The International Structural Engineering and Construction Society (ISEC) is a non-profit professional body founded in 2001 to represent members of the civil engineering, structural engineering, and construction engineering profession worldwide. Based in Fargo, North Dakota, it offers educational conferences, seminars, and literature through an international network of advisors and regional representatives.

Mission
According to its website, "The mission of ISEC Conferences is to enhance communication and understanding between structural, system, and construction engineers, for successful design and construction of engineering projects. Interdisciplinary integration and international cooperation are encouraged. ISEC conferences promote innovative and integrative approaches in life cycle systems thinking in civil and building engineering that include constructability, specifications, design, bidding, and construction. It is the purpose of ISEC to provide an international forum for the discussion of topics important to developing new knowledge in construction and structural engineering.

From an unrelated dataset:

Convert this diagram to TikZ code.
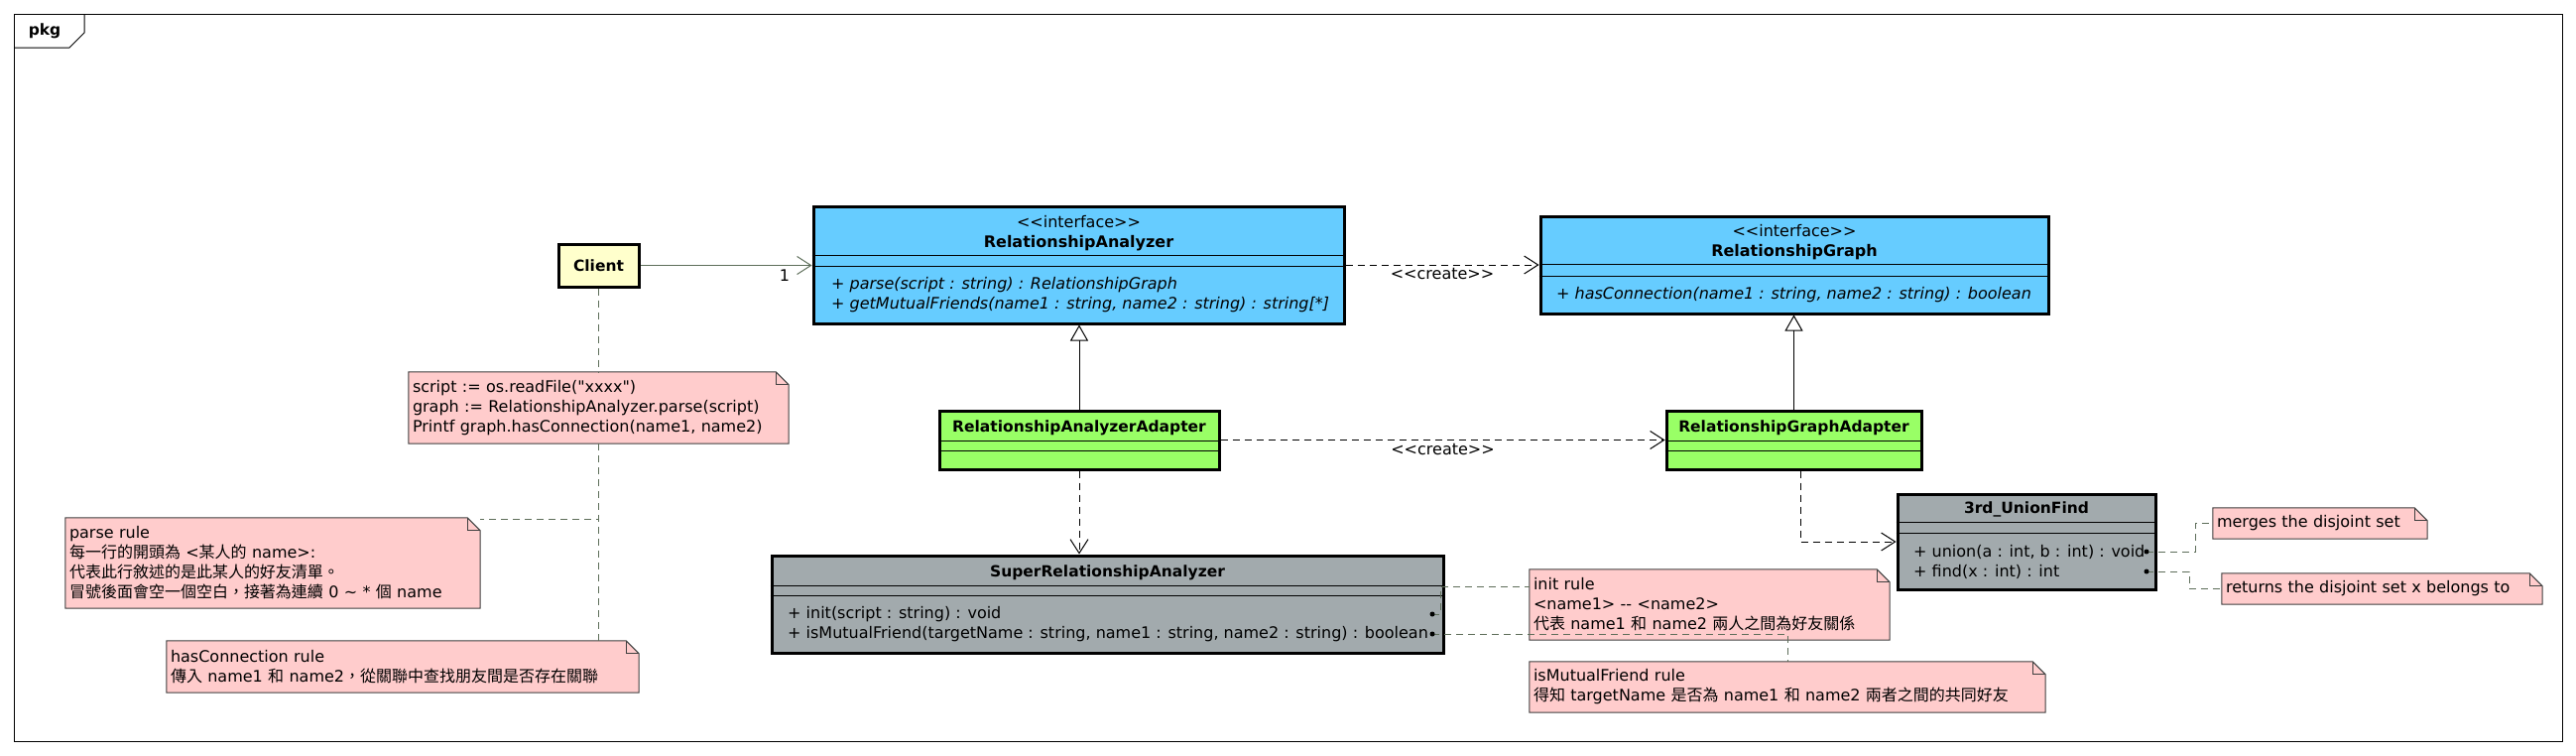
\documentclass[tikz,border=0pt]{standalone}
\usepackage{fontspec}
\setmainfont{DejaVu Sans}[Ligatures=TeXOff]
\newfontfamily\cjk{Noto Sans CJK TC}
\usetikzlibrary{arrows.meta,backgrounds}

\definecolor{ifaceblue}{HTML}{66CCFF}
\definecolor{adaptgreen}{HTML}{99FF66}
\definecolor{thirdgray}{HTML}{A2AAAD}
\definecolor{clientyellow}{HTML}{FFFFCC}
\definecolor{notepink}{HTML}{FFCCCC}
\definecolor{linkgreen}{HTML}{5E6E5A}

\newcommand\fs{\fontsize{16}{20}\selectfont}
\newcommand\compline[2]{\draw[line width=1.2pt] ([yshift=-#2pt]#1.north west) -- ([yshift=-#2pt]#1.north east);}
\newcommand\notefold[1]{%
  \begin{scope}[on background layer]
  \filldraw[fill=notepink, draw=black!75, line width=1pt] (#1.north west) -- ([xshift=-13pt]#1.north east) -- ([yshift=-13pt]#1.north east) -- (#1.south east) -- (#1.south west) -- cycle;
  \draw[black!75, line width=1pt] ([xshift=-13pt]#1.north east) -- ([xshift=-13pt,yshift=-13pt]#1.north east) -- ([yshift=-13pt]#1.north east);
  \end{scope}}

\begin{document}
\begin{tikzpicture}[x=1pt, y=-1pt, font=\fs,
  classbox/.style={draw, line width=3pt, inner sep=0pt},
  txt/.style={inner sep=0pt},
  bold/.style={inner sep=0pt, font=\fontsize{15.5}{20}\selectfont\bfseries},
  ops/.style={inner sep=0pt, align=left, anchor=west},
  opsit/.style={ops, font=\fs\itshape},
  note/.style={inner xsep=4pt, inner ysep=0pt, align=left},
  assoc/.style={draw=linkgreen, line width=1pt, -{Straight Barb[length=14pt,width=18pt]}},
  dep/.style={dash pattern=on 7pt off 5pt, line width=1pt, -{Straight Barb[length=14pt,width=18pt]}},
  inherit/.style={line width=1pt, -{Triangle[open,length=16pt,width=18pt]}},
  noteln/.style={draw=linkgreen, dash pattern=on 7pt off 5pt, line width=1pt}]
\useasboundingbox (0,0) rectangle (2597,761);

\draw[line width=1pt] (14,14) rectangle (2583,747);
\draw[line width=1pt] (14,48) -- (70,48) -- (85,33) -- (85,14);
\node[bold] (pkg) at (45,31) {pkg};

\node[classbox, fill=clientyellow, minimum width=81pt, minimum height=43pt, font=\fontsize{15.5}{20}\selectfont\bfseries] (Client) at (603.5,267.5) {Client};

\node[classbox, fill=ifaceblue, minimum width=535pt, minimum height=118pt] (RA) at (1087.5,267) {};
\node[txt, align=center] (RAname) at (1087.5,235) {<<interface>>\\\textbf{RelationshipAnalyzer}};
\node[opsit] (RAops) at (838,297) {+ parse(script : string) : RelationshipGraph\\+ getMutualFriends(name1 : string, name2 : string) : string[*]};
\compline{RA}{51}
\compline{RA}{62}

\node[classbox, fill=ifaceblue, minimum width=512pt, minimum height=98pt] (RG) at (1809,267) {};
\node[txt, align=center] (RGname) at (1809,244.5) {<<interface>>\\\textbf{RelationshipGraph}};
\node[opsit] (RGops) at (1569,297) {+ hasConnection(name1 : string, name2 : string) : boolean};
\compline{RG}{50}
\compline{RG}{62}

\node[classbox, fill=adaptgreen, minimum width=282pt, minimum height=59pt] (RAA) at (1088,443.5) {};
\node[bold] (RAAname) at (1088,431) {RelationshipAnalyzerAdapter};
\compline{RAA}{32}
\compline{RAA}{42}

\node[classbox, fill=adaptgreen, minimum width=257pt, minimum height=59pt] (RGA) at (1808.5,443.5) {};
\node[bold] (RGAname) at (1808.5,431) {RelationshipGraphAdapter};
\compline{RGA}{32}
\compline{RGA}{42}

\node[classbox, fill=thirdgray, minimum width=677pt, minimum height=98pt] (SRA) at (1116.5,609) {};
\node[bold] (SRAname) at (1116.5,577) {SuperRelationshipAnalyzer};
\node[ops] (SRAops) at (794,629) {+ init(script : string) : void\\+ isMutualFriend(targetName : string, name1 : string, name2 : string) : boolean};
\compline{SRA}{32}
\compline{SRA}{42}

\node[classbox, fill=thirdgray, minimum width=260pt, minimum height=96pt] (UF) at (2043,546) {};
\node[bold] (UFname) at (2043,513) {3rd\_UnionFind};
\node[ops] (UFops) at (1929,566) {+ union(a : int, b : int) : void\\+ find(x : int) : int};
\compline{UF}{30}
\compline{UF}{41}

\node[note, text width=375pt, minimum height=72pt] (CN) at (603.5,411) {script := os.readFile("xxxx")\\graph := RelationshipAnalyzer.parse(script)\\Printf graph.hasConnection(name1, name2)};
\node[note, text width=410pt, minimum height=91pt] (PR) at (275,567.5) {parse rule\\{\cjk 每一行的開頭為} <{\cjk 某人的} name>:\\{\cjk 代表此行敘述的是此某人的好友清單。}\\{\cjk 冒號後面會空一個空白，接著為連續} 0 \textasciitilde{} * {\cjk 個} name};
\node[note, text width=468pt, minimum height=52pt] (HC) at (406,672) {hasConnection rule\\{\cjk 傳入} name1 {\cjk 和} name2{\cjk ，從關聯中查找朋友間是否存在關聯}};
\node[note, text width=355pt, minimum height=71pt] (IR) at (1723.5,609.5) {init rule\\<name1> \mbox{-}\mbox{-} <name2>\\{\cjk 代表} name1 {\cjk 和} name2 {\cjk 兩人之間為好友關係}};
\node[note, text width=512pt, minimum height=51pt] (IM) at (1802,692.5) {isMutualFriend rule\\{\cjk 得知} targetName {\cjk 是否為} name1 {\cjk 和} name2 {\cjk 兩者之間的共同好友}};
\node[note, text width=208pt, minimum height=31pt] (MG) at (2339,527.5) {merges the disjoint set};
\node[note, text width=315pt, minimum height=31pt] (RT) at (2401.5,593.5) {returns the disjoint set x belongs to};
\notefold{CN}
\notefold{PR}
\notefold{HC}
\notefold{IR}
\notefold{IM}
\notefold{MG}
\notefold{RT}

\coordinate (SRAinit) at (1444,619);
\coordinate (SRAmutual) at (1444,639);
\coordinate (UFunion) at (2164,556);
\coordinate (UFfind) at (2164,576);

\draw[assoc] (Client.east) -- (Client.east -| RA.west) node[pos=1, anchor=north east, inner sep=0pt, xshift=-22pt, yshift=-4pt] {1};
\draw[dep] (RA.east) -- (RG.west) node[midway, below, inner sep=3pt] {<<create>>};
\draw[dep] (RAA.east) -- (RGA.west) node[midway, below, inner sep=3pt] {<<create>>};
\draw[inherit] (RAA.north) -- (RAA.north |- RA.south);
\draw[inherit] (RGA.north) -- (RGA.north |- RG.south);
\draw[dep] (RAA.south) -- (RAA.south |- SRA.north);
\draw[dep] ([xshift=6.5pt]RGA.south) |- (UF.west);

\draw[noteln] (Client.south) -- (CN.north);
\draw[noteln] (CN.south) |- ([yshift=-2pt]PR.north east);
\draw[noteln] (CN.south) -- (CN.south |- HC.north);
\draw[noteln] (SRAinit) -- ++(8,0) |- ([yshift=-18pt]IR.north west);
\draw[noteln] (SRAmutual) -| (IM.north);
\draw[noteln] (UFunion) -- ++(49,0) |- (MG.west);
\draw[noteln] (UFfind) -- ++(43,0) |- (RT.west);

\fill (SRAinit) circle (2.5pt);
\fill (SRAmutual) circle (2.5pt);
\fill (UFunion) circle (2.5pt);
\fill (UFfind) circle (2.5pt);
\end{tikzpicture}
\end{document}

The aim of ISEC is to conduct such conferences at an international level.".

Conferences and education
ISEC hosts biennial international conferences and regional conferences.  The international Conferences are held in all odd number years, while the regional conferences (ASEA SEC and EURO MED SEC) are held in even number years.

The upcoming conferences are scheduled to be held for ASEA-SEC-6 in Sydney, Australia in November/December 2022; in Chicago, USA for ISEC-12 in August 2023

ISEC Press
In 2014, ISEC Society launched ISEC Press as a publishing subsidiary.  The title is now known as "Proceedings of International Structural Engineering and Construction," carrying an ISSN number of 2644-108X.

The articles go through a rigorous peer-review process.  Abstracts are reviewed double-blind, whereas the manuscripts are reviewed single-blind.  All articles go through an extensive copyediting process.

Publications
To date, ISEC has published its proceedings from international and regional conferences, containing around 3,500 peer-reviewed papers from close to 60 countries.  These are accessible in the ISEC Proceedings Archive.

Sponsors, co-sponsors, promoters, and endorsers
ISEC Society conferences have been supported by a large number of professional organizations.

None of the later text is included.